= Walter Fredericks =

American opera singer (1916–2000)

Walter Fredericks in 1958

Walter Fredericks (April 16, 1916 – July 24, 2000) was an American operatic tenor and concert singer active from the late 1940s until at least the 1980s.

==Biography==
A native of Camden, New Jersey, Fredericks worked as a machinist before friends encouraged him to audition for the Academy of Vocal Arts in Philadelphia, where he won a scholarship. While traveling with the Ice Follies, he started his operatic career in 1947, performing with the San Francisco Opera. Soon maestro Gaetano Merola of the SFO convinced patrons to award the singer with a year of additional study in Italy. Upon his return to the United States, Fredericks appeared with many of the country's foremost opera companies including those in Philadelphia, Los Angeles, Pittsburgh, New Orleans, and New York. He had also been a guest soloist of many of symphony orchestras throughout the U.S. and made radio, television, and motion picture appearances. Fredericks also performed throughout New Jersey, in Chicago, Minneapolis
, Detroit and Dearborn, Kansas City, Tucson, and many cities in California, and toured to Canada, Mexico, and Central and South America.
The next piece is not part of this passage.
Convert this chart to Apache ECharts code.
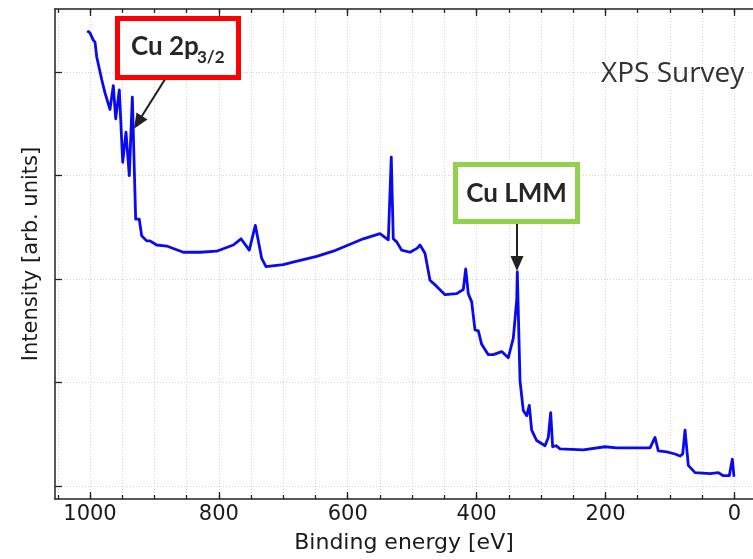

During his travels throughout the United States he performed programs of sacred music at many churches and seminaries. Fredericks's operatic repertoire of over 30 roles included Lt. Pinkerton in Puccini's Madama Butterfly, Pollione in Bellini's Norma, Cassio in Verdi's Otello, Canio in Leoncavallo's Pagliacci, Ismaele in Verdi's Nabucco, Alfredo in Verdi's La traviata, Don Jose in Bizet's Carmen, Manrico in Verdi's Il trovatore, and Avito in Montemezzi's L'amore dei tre re. Fredericks started the annual Christmas Carolfest on the Music Pier in Ocean City, New Jersey, in the mid-1970s and directed it for several years until his death.